Other Croydon seats have had stars like John Moore and Bernard Weatherill, so in a Croydon South seat that offers electoral security Conservatives would want to find a future or current senior politician. Johnson fits that role. London Assembly Member and Kenley councillor Steve “Britain’s most overpaid councillor” O’Connell clearly does not.
Suggestions that Johnson would undertake a dual mandate at City Hall and for Croydon South in parliament is unhelpful to local Conservatives and the Croydon Sadvertiser, who appear to be working together in trying to make an issue out of a possible dual job for Labour’s Val Shawcross in the London Assembly and as MP for Croydon North – despite Shawcross having declared from the start of her campaign that she would not seek to multi-task and fail to properly serve her constituents (something which O’Connell daily demonstrates more than capably).
Inside Croydon‘s sources at yesterday’s Croydon Conservative Association meeting were unable to help on one final matter of Ottaway’s accountability.
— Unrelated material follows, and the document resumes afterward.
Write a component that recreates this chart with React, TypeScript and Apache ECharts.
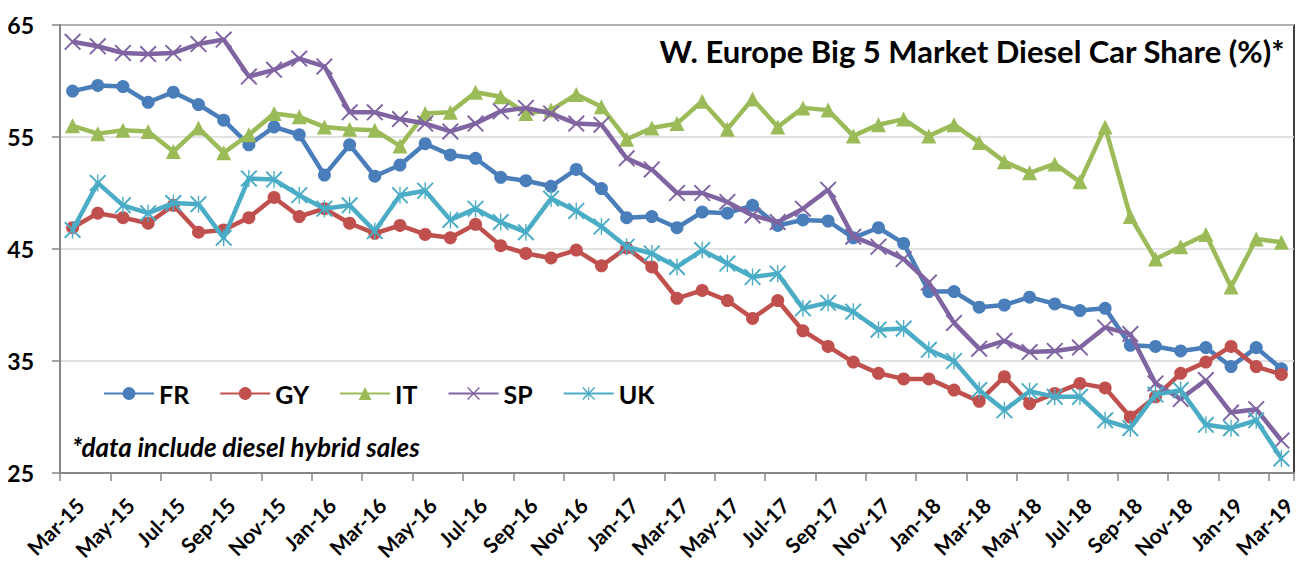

In 2009, when forced to face the music about his expenses, Ottaway had also promised that he would in future be a good boy and publish his parliamentary expenses on his own website. He spoke about openness and honesty.
Yet four months following the May 2010 election, Ottaway had failed to honour that part of his promise to be a reformed character. There were no exes claims on his website.
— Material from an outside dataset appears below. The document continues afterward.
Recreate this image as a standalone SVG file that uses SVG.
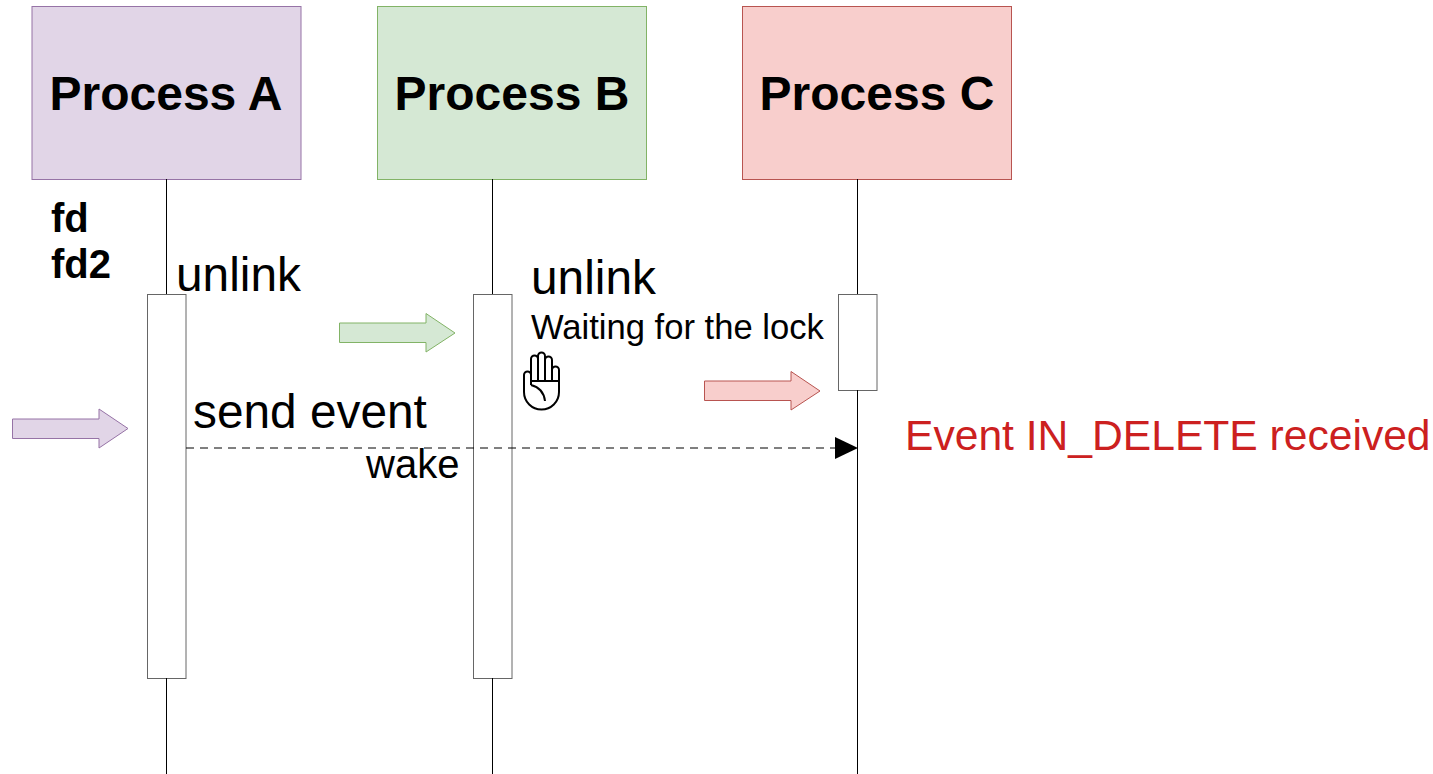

Shamed into action, subsequently he must have got some minion to post links to the House of Commons website, leaving it to his constituents to ferret through the expenses claims of more than 600 MPs to try to find out how their own MP had been spending their money.
And now? Three years after Ottaway said sorry and promised not to be a naughty boy over expenses again, the section about his expenses claims has been banished from his website altogether. Not even anything as modest as a link to the official parliament website.
Anyone would think that his expenses claims were an embarrassment to Lord Bletchingley.